What is Microeconomics
Microeconomics has been defined by many economists in their own ways. Micro means small, it is derived from a Greek word ‘Mikros’. Thus microeconomics deals with individual factors like individual customers, price, household etc. Microeconomics is concerned with the certain factors:
Pricing of commodities: since micro economics is based on individuals it takes into account the prices of individual commodities that are determined by market forces. Market forces here refers to demand and supply, hence micro economics make a detailed analysis of demand and supply of individual commodities in fixing prices for them.
Pricing of factor: here factors refer to those things which contribute towards production process. For example land, labor, capital etc. These in turn helps in getting rewards in the form of rent on land, interest on capital, wages for labor employed etc. Hence in other words micro economics is also referred to as ‘Value Theory’.
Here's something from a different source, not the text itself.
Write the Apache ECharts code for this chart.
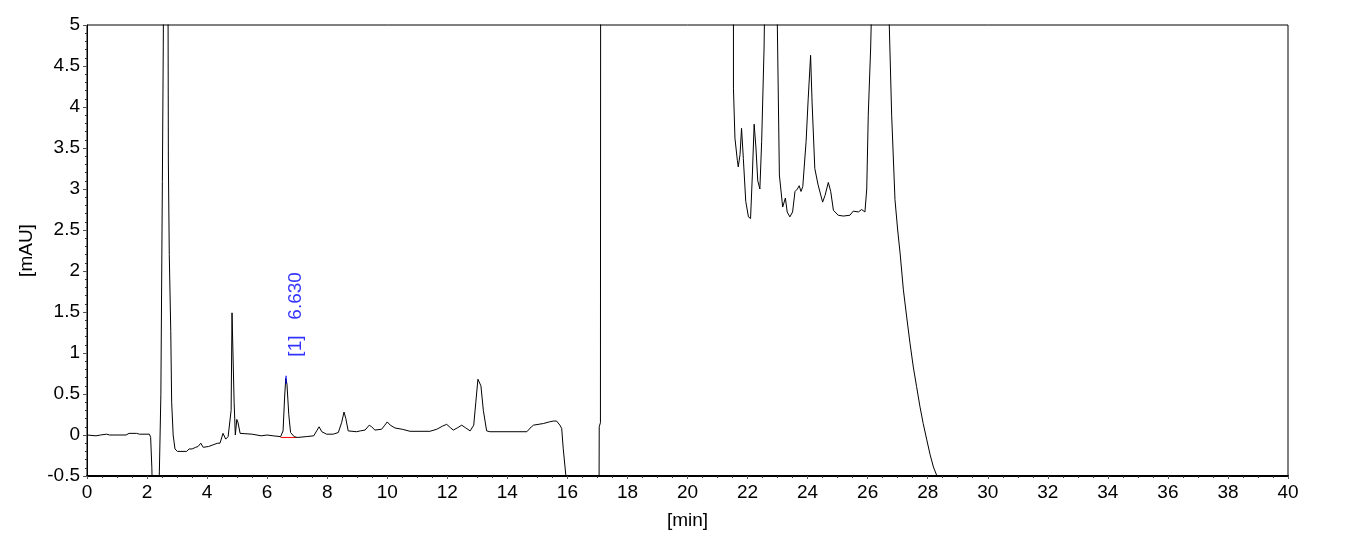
<!DOCTYPE html>
<html>
<head>
<meta charset="utf-8">
<script src="https://cdn.jsdelivr.net/npm/echarts@6/dist/echarts.min.js"></script>
<style>
html,body{margin:0;padding:0;background:#fff;}
#chart{width:1362px;height:544px;}
</style>
</head>
<body>
<div id="chart"></div>
<script>
// ---- data (time [min], absorbance [mAU]) ----
const xTicks = [0, 40, 2];          // min, max, step
const yTicks = [-0.5, 5, 0.5];      // min, max, step
const trace = [
  [0.00, 0.00], [0.30, -0.01], [0.45, 0.00], [0.65, 0.01], [0.75, 0.00], [1.30, 0.00],
  [1.40, 0.02], [1.65, 0.02], [1.75, 0.01], [2.08, 0.01], [2.12, -0.03], [2.16, -0.40],
  [2.19, -0.90], [2.30, -1.20], [2.38, -0.80], [2.41, -0.45], [2.46, 0.49], [2.51, 3.09],
  [2.54, 4.72], [2.57, 7.00], [2.63, 9.00], [2.69, 7.00], [2.71, 3.33], [2.74, 2.20],
  [2.79, 1.26], [2.82, 0.40], [2.87, 0.00], [2.93, -0.17], [3.01, -0.20], [3.32, -0.20],
  [3.40, -0.17], [3.50, -0.17], [3.62, -0.15], [3.70, -0.14], [3.79, -0.10], [3.87, -0.15],
  [3.93, -0.17], [4.05, -0.14], [4.20, -0.12], [4.35, -0.10], [4.43, -0.10], [4.53, 0.02],
  [4.62, -0.05], [4.70, -0.02], [4.76, 0.00], [4.80, 0.30], [4.83, 1.49], [4.87, 1.49],
  [4.90, 0.40], [4.94, 0.00], [4.99, 0.19], [5.03, 0.15], [5.10, 0.02], [5.16, 0.00],
  [5.50, 0.01], [5.80, -0.01], [6.00, 0.00], [6.20, -0.01], [6.45, -0.02], [6.53, 0.05],
  [6.58, 0.45], [6.62, 0.69], [6.66, 0.62], [6.72, 0.25], [6.78, 0.03], [6.90, -0.02],
  [7.00, -0.03], [7.30, -0.02], [7.55, -0.01], [7.65, 0.05], [7.73, 0.10], [7.82, 0.04],
  [7.98, 0.01], [8.20, 0.01], [8.37, 0.03], [8.48, 0.15], [8.56, 0.28], [8.62, 0.20],
  [8.70, 0.05], [8.98, 0.04], [9.10, 0.05], [9.26, 0.06], [9.40, 0.12], [9.48, 0.10],
  [9.59, 0.06], [9.81, 0.07], [9.92, 0.12], [10.00, 0.16], [10.10, 0.12], [10.26, 0.085],
  [10.50, 0.07], [10.76, 0.045], [11.42, 0.045], [11.65, 0.07], [11.85, 0.11], [11.98, 0.13],
  [12.10, 0.09], [12.20, 0.06], [12.35, 0.09], [12.48, 0.12], [12.60, 0.09], [12.76, 0.05],
  [12.88, 0.12], [12.95, 0.40], [13.02, 0.68], [13.07, 0.70], [13.12, 0.60], [13.20, 0.30],
  [13.31, 0.05], [13.42, 0.04], [14.65, 0.04], [14.80, 0.10], [14.87, 0.12], [15.20, 0.14],
  [15.40, 0.16], [15.53, 0.17], [15.64, 0.17], [15.75, 0.12], [15.81, 0.08], [15.86, -0.16],
  [15.95, -0.50], [16.00, -1.00], [16.50, -1.50], [17.00, -1.50], [17.05, -1.20], [17.06, 0.10],
  [17.10, 0.15], [17.11, 8.00], [17.50, 10.0], [19.00, 12.0], [21.00, 10.0], [21.45, 6.00],
  [21.53, 5.05], [21.53, 4.23], [21.58, 3.62], [21.66, 3.35], [21.69, 3.27], [21.75, 3.42],
  [21.80, 3.74], [21.86, 3.37], [21.94, 2.85], [22.03, 2.66], [22.10, 2.64], [22.16, 3.17],
  [22.22, 3.79], [22.28, 3.50], [22.34, 3.10], [22.41, 3.00], [22.47, 3.58], [22.55, 4.72],
  [22.60, 6.00], [22.80, 8.00], [22.96, 6.00], [22.99, 5.05], [23.06, 3.17], [23.17, 2.78],
  [23.26, 2.89], [23.32, 2.72], [23.41, 2.66], [23.50, 2.72], [23.58, 2.97], [23.66, 3.00],
  [23.72, 3.04], [23.78, 2.97], [23.84, 3.03], [23.95, 3.58], [24.02, 4.10], [24.10, 4.63],
  [24.15, 4.05], [24.24, 3.25], [24.35, 3.05], [24.50, 2.84], [24.58, 2.92], [24.69, 3.08],
  [24.77, 2.97], [24.86, 2.74], [25.02, 2.68], [25.19, 2.67], [25.41, 2.68], [25.52, 2.73],
  [25.69, 2.72], [25.80, 2.75], [25.91, 2.72], [25.97, 3.00], [26.02, 3.90], [26.10, 4.72],
  [26.15, 5.50], [26.40, 9.00], [26.65, 6.00], [26.72, 5.00], [26.80, 3.90], [26.91, 2.87],
  [27.00, 2.50], [27.08, 2.22], [27.19, 1.77], [27.30, 1.44], [27.41, 1.12], [27.52, 0.83],
  [27.63, 0.59], [27.74, 0.35], [27.85, 0.14], [27.97, -0.06], [28.08, -0.24], [28.19, -0.39],
  [28.32, -0.51], [28.50, -0.75], [29.00, -1.20], [30.00, -1.60], [34.00, -1.80], [40.00, -1.80]
];
const peakLabels = [{ name: '[1]   6.630', time: 6.63, apex: 0.675 }];
const peakBaseline = [[6.45, -0.03], [6.98, -0.03]];

const FONT = '"Liberation Sans", Arial, sans-serif';
const chart = echarts.init(document.getElementById('chart'), null, { renderer: 'canvas' });
chart.setOption({
  animation: false,
  backgroundColor: '#ffffff',
  grid: { left: 87, right: 74, top: 25, bottom: 68, show: true, borderColor: '#000', borderWidth: 1, backgroundColor: '#fff' },
  xAxis: {
    type: 'value', min: xTicks[0], max: xTicks[1], interval: xTicks[2],
    name: '[min]', nameLocation: 'middle', nameGap: 35,
    nameTextStyle: { fontFamily: FONT, fontSize: 19, color: '#000' },
    axisLine: { onZero: false, lineStyle: { color: '#000', width: 2 } },
    axisTick: { show: true, length: 3, lineStyle: { color: '#555' } },
    minorTick: { show: true, splitNumber: 4, length: 2, lineStyle: { color: '#333' } },
    splitLine: { show: false },
    axisLabel: { fontFamily: FONT, fontSize: 19, color: '#000', margin: 7 }
  },
  yAxis: {
    type: 'value', min: yTicks[0], max: yTicks[1], interval: yTicks[2],
    name: '[mAU]', nameLocation: 'middle', nameGap: 49, nameRotate: 90,
    nameTextStyle: { fontFamily: FONT, fontSize: 19, color: '#000' },
    axisLine: { onZero: false, lineStyle: { color: '#000', width: 1 } },
    axisTick: { show: true, length: 4, lineStyle: { color: '#555' } },
    minorTick: { show: true, splitNumber: 5, length: 2, lineStyle: { color: '#333' } },
    splitLine: { show: false },
    axisLabel: { fontFamily: FONT, fontSize: 19, color: '#000', margin: 7 }
  },
  series: [
    {
      type: 'line', data: peakBaseline, symbol: 'none', silent: true,
      lineStyle: { color: '#ff0000', width: 1 }, z: 2
    },
    {
      type: 'line', data: trace, symbol: 'none', clip: true, silent: true,
      lineStyle: { color: '#000', width: 1 }, z: 3
    },
    {
      type: 'scatter', silent: true, z: 4,
      data: peakLabels.map(p => ({ value: [p.time, p.apex], name: p.name })),
      symbol: 'rect', symbolSize: [1.5, 8],
      itemStyle: { color: '#0000ff' },
      label: {
        show: true, formatter: p => p.name, rotate: 90, position: 'inside',
        align: 'left', verticalAlign: 'middle', offset: [23, 10],
        fontFamily: FONT, fontSize: 19, color: '#0000ff'
      }
    }
  ]
});
</script>
</body>
</html>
Maximize welfare: micro economics deals in understanding what to produce and for whom to produce? Thus it uses ideal allocation of available resources to maximize welfare of the laborer’s. Sometimes it is also called the ‘Welfare Theory’.
Micro economics has certain characteristics in itself; the behavior of individual consumers is analyzed in detail. It uses the slicing method by dividing the economy in to small units and analyses each and every unit in detail. This method helps in analysis of product pricing to suit different categories of customers. The results of such analysis help to articulate various policies like resource apportionment, international trade policy, public finance etc.
Since micro economics take care of individual analysis it helps in proper allocation of scare resources and utilization of the same to produce different types of goods and services to meet the needs of various customers. By making a demand supply analysis it fixes the prices of commodities thus making a fair price policy. Micro economics helps the government in the taxation policies as to what should be the tax rate for buyers and sellers. These policies are very helpful during international trading since the government has already fixed the tariff rates.
Micro economics has some disadvantages because it is based on certain assumptions. One such assumption is that it stands on full employment. It is practically impossible to have full employment in any economy; hence this causes a major draw back to micro economics. Since micro economics deals with individual behavior and individual customers, it is left with inadequate data. This data analysis will provide inaccurate results. Hence because of these assumptions the economy faces problems in going ahead with its economic policies.